Als Teil der so gannanten IS-Koalition in dem Sie Aufklärungsbilder liefert – unter anderem auch an die Türkei, die Krieg gegen die Kurden führt.
Als Teil von EU Ausbildungsmissionen in Mali und Somalis.
Als Teil von UN-Missionen wie bei der UN-Mission MINUSMA in Mali. Einem Einsatz bei dem sich die Bundeswehr immer Tiefer in einen Konflikt hineinbegibt, der nicht militärisch zu gewinnen ist.
Das schließt die Entwicklung und Beschaffung einer Euro-Kampfdrohne innerhalb der nächsten zehn Jahre genauso ein wie die Aufrüstung mit Kampfpanzern.
Zum anderen, um die Bevölkerung an den Gedanken zu gewöhnen, dass in Zukunft einen größeren Teil des Steueraufkommens in die Aufrüstung der Bundeswehr sowie die Modernisierung und Beschaffung von Waffensystemen fließt.
130 Mrd innerhalb der nächsten Jahre sollen zusätzlich in den Rüstungsinvestiven Bereich fließen.

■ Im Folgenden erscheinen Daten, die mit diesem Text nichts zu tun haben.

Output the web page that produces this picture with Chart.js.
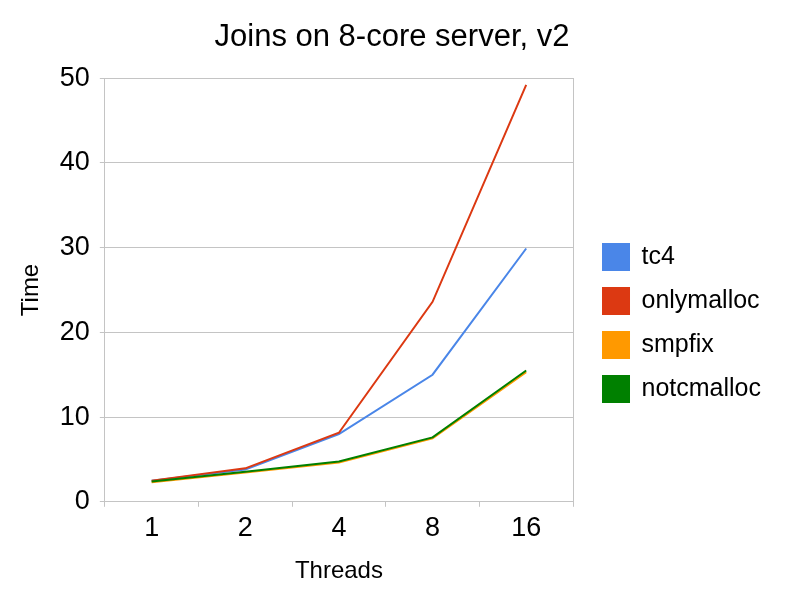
<!DOCTYPE html>
<html>
<head>
<meta charset="utf-8">
<script src="https://cdn.jsdelivr.net/npm/chart.js@4/dist/chart.umd.min.js"></script>
<style>
html,body{margin:0;padding:0;background:#fff;}
#wrap{width:800px;height:600px;}
</style>
</head>
<body>
<div id="wrap"><canvas id="c" width="800" height="600"></canvas></div>
<script>
const categories = ['1', '2', '4', '8', '16'];
const tc4 = [2.5, 3.8, 8.0, 15.0, 29.9];
const onlymalloc = [2.5, 3.95, 8.15, 23.6, 49.2];
const smpfix = [2.3, 3.45, 4.65, 7.5, 15.3];
const notcmalloc = [2.4, 3.55, 4.75, 7.6, 15.5];
const yTicks = [0, 10, 20, 30, 40, 50];

const FONT = "'Liberation Sans', Arial, sans-serif";
const GRID = '#c4c4c4';

function ds(label, data, color, order) {
  return {label, data, borderColor: color, backgroundColor: color, borderWidth: 2,
    pointRadius: 0, pointHoverRadius: 0, tension: 0, fill: false, order};
}

new Chart(document.getElementById('c'), {
  type: 'line',
  data: {
    labels: categories,
    datasets: [
      ds('tc4', tc4, '#4a86e8', 4),
      ds('onlymalloc', onlymalloc, '#dc3912', 3),
      ds('smpfix', smpfix, '#ff9900', 2),
      ds('notcmalloc', notcmalloc, '#008000', 1)
    ]
  },
  options: {
    responsive: false,
    animation: false,
    events: [],
    layout: {padding: {left: 13, right: 29, top: 0, bottom: 0}},
    plugins: {
      tooltip: {enabled: false},
      title: {
        display: true,
        text: 'Joins on 8-core server, v2',
        color: '#000',
        font: {family: FONT, size: 31, weight: 'normal'},
        padding: {top: 19, bottom: 22}
      },
      legend: {
        position: 'right',
        maxWidth: 210,
        title: {display: true, text: ' ', font: {size: 10}, padding: {top: 17, bottom: 17}},
        labels: {
          color: '#000',
          font: {family: FONT, size: 25},
          boxWidth: 26,
          boxHeight: 26,
          padding: 18,
          sort: (a, b) => a.datasetIndex - b.datasetIndex
        }
      }
    },
    scales: {
      x: {
        type: 'category',
        offset: true,
        grid: {display: true, drawOnChartArea: false, offset: true, color: GRID, tickLength: 5, tickColor: GRID},
        border: {display: true, color: GRID},
        ticks: {color: '#000', font: {family: FONT, size: 27}, padding: 6, maxRotation: 0},
        title: {display: true, text: 'Threads', color: '#000', font: {family: FONT, size: 24}, padding: {top: 6, bottom: 14}}
      },
      y: {
        min: 0,
        max: 50,
        afterBuildTicks: s => { s.ticks = yTicks.map(v => ({value: v})); },
        grid: {color: GRID, tickLength: 5, tickColor: GRID},
        border: {display: true, color: GRID},
        ticks: {color: '#000', font: {family: FONT, size: 27}, padding: 10},
        title: {display: true, text: 'Time', color: '#000', font: {family: FONT, size: 24}, padding: {top: 4, bottom: 4}}
      },
      y2: {
        position: 'right',
        min: 0,
        max: 50,
        grid: {display: false},
        border: {display: true, color: GRID},
        ticks: {display: false},
        afterFit: s => { s.width = 12; }
      }
    }
  }
});
</script>
</body>
</html>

Das sind 130 Milliarden, die nicht ausgegeben werden für
Gesundheit, Soziales, Wohnungsbau und Erziehung für alle
Humanitäre Hilfe und Entwicklung.
Und auch der aktuelle Haushalt spiegelt diese falschen Prioritäten wieder.
DIE LINKE fordert:
Finanziert endlich soziale Gerechtigkeit für alle statt Rüstung und Kriege zu finanzieren.
Das wäre sowohl ein Beitrag für Frieden, als auch ein Beitrag um Verzweiflung und Perspektivlosigkeit hierzulande zu bekämpfen.
Der Kampf gegen Krieg und für Frieden ist also auch einer für Umverteilung und soziale Gerechtigkeit.
Er gehört zusammen mit dem Kampf gegen Hunger, Ausbeutung und Unterdrückung auf dieser Welt.
Und so stehen wir heute an der Seite derer, die sich weltweit gegen die Barbarei von Kapitalismus und Krieg wenden.
- Während die Bundesregierung Waffen nach Saudi-Arabien schickt, stehen wir an der Seite derer, die sich gegen Repression wenden.
- Während die Bundesregierung sich auf die konfessionelle Spaltung betreibende Irakische Regierung stützt, stehen wir auf der Seite derer, die konfessionsübergreifend gegen Korruption und für ihre sozialen Rechte protestieren.
- Während die Bundesregierung die Regierung in Mali unterstützt, stehen wir an der Seite derer, die gegen Armut, Privatisierung und das mörderische Agieren internationaler Rohstoffkonzerne wehren.
- Während die Bundesregierung einen menschenverachtenden Deals zur Flüchtlingsabwehr mit der türkischen Regierung durchgesetzt hat, stehen wir sowohl auf der Seite der Kurdinnen und Kurden, die um ihr Leben und für ihre Rechte kämpfen; als auch auf der Seite derer, die sich in allen Ländern für eine Aufnahme der Flüchtlinge einsetzen.
Nein zu den Auslandseinsätzen der Bundeswehr,
Nein zu Rüstungsexporten,
Nein zu Rassismus und Faschismus,
Grenzen öffnen für Menschen – Grenzen schließen für Waffen!